Rien de contradictoire quant au phénomène lui-même. La mort est inscrite. Elle n'est responsable de rien. Ce sont les accidents imprévisibles qui lui donnent cet air horrible et injuste. Mais la mort n'a rien décidé. Elle a juste été sollicitée de façon prématurée par la vie elle-même et toutes les situations qui s'y greffent.
C'est à se demander même si cette mort a une existence réelle. Les hommes ont donné ce nom à l'effacement de la vie. L'effacement matériel. L'enveloppe n'est plus animée. C'est la Vie qui est partie. Et c'est cet état qui se nomme la mort. On aurait pu dire tout simplement la non-vie.
Et c'est encore un terme qui ne contient peut-être qu'une vision partielle. Parce que nous ne savons rien de cette non-vie. En dehors de l'immobilité cadavérique.
Je portais l'âme de mon frère. Et mon dos n'en pouvait plus. La médium qui m'a sauvé voyait cette âme fatiguée de ce calvaire. Fatiguée de ma souffrance, de ma culpabilité alors qu'elle attendait sa délivrance.

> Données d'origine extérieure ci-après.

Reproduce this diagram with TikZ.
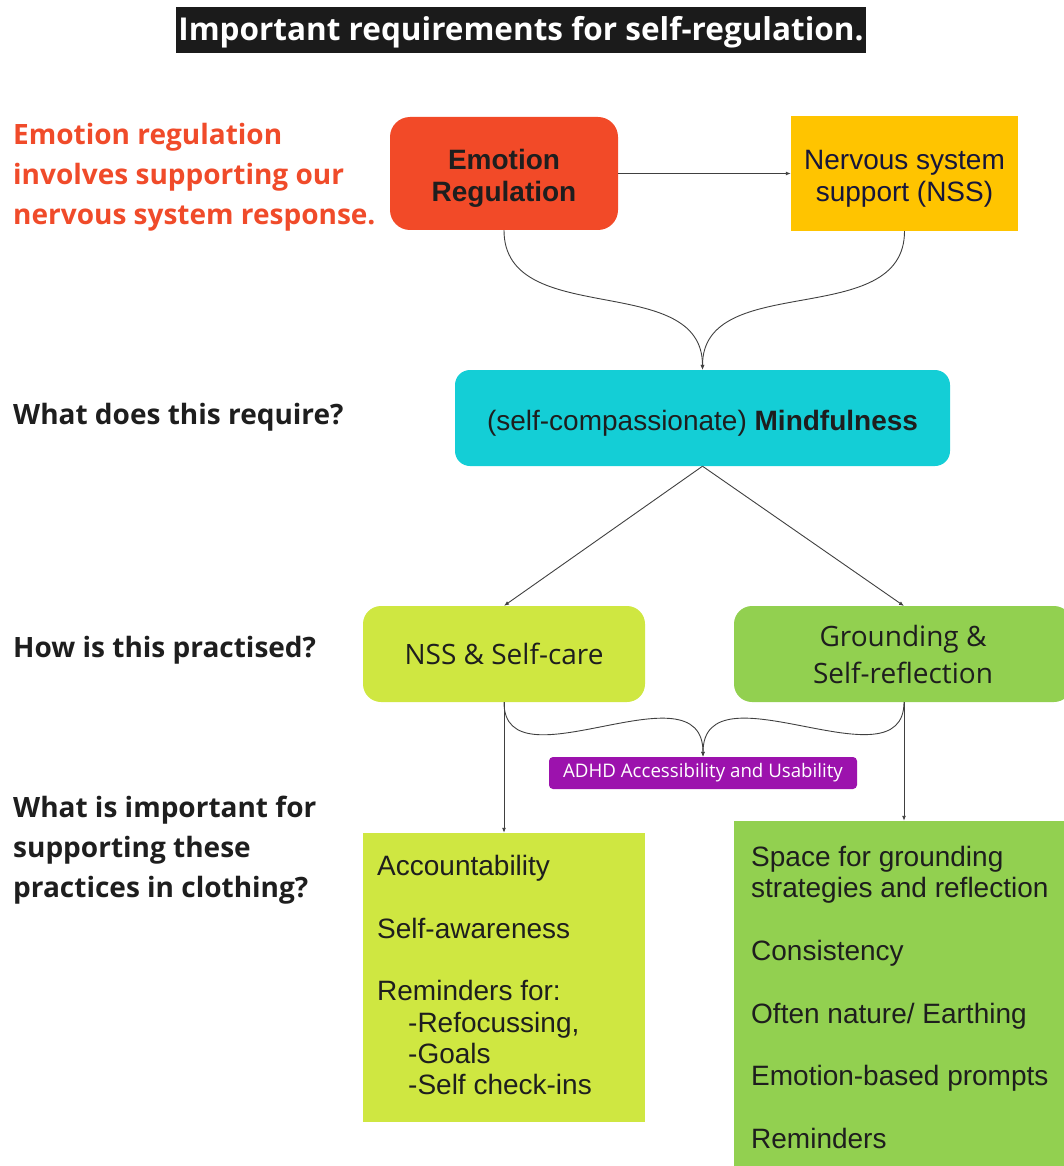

J'ai entendu dans les noirceurs des nuits des auras bleutées qui me parlaient. Cloué au fond de mon lit, réduit à une peau de douleur, elles s'insinuaient en moi et me susurraient des paroles inconnues :
"Laisse la vie te vivre, elle sait où elle va. "
"Tu n'es pas au fil des âges un amalgame de verbes d'actions conjugués à tous les temps humains mais simplement le verbe être nourri par la vie divine de l'instant présent. "
Répétés sans fin comme dans un écho de montagnes, des lumières circulaires qui dansaient lentement devant mes yeux fermés.
Des âmes anciennes qui veillaient sur moi. Je ne sais pour quelles raisons. Peut-être simplement parce que je n'espérais plus rien.
La mort ?... Juste un autre espace habité. La rigidité cadavérique n'est qu'une enveloppe déchirée dont le message s'est envolé. Il faut ouvrir le pli pour lire le message. Le parcours terrestre est une approche minutieuse pendant lequel il convient simplement de ne pas alourdir le porteur du pli.
Se simplifier de tout pour être prêt.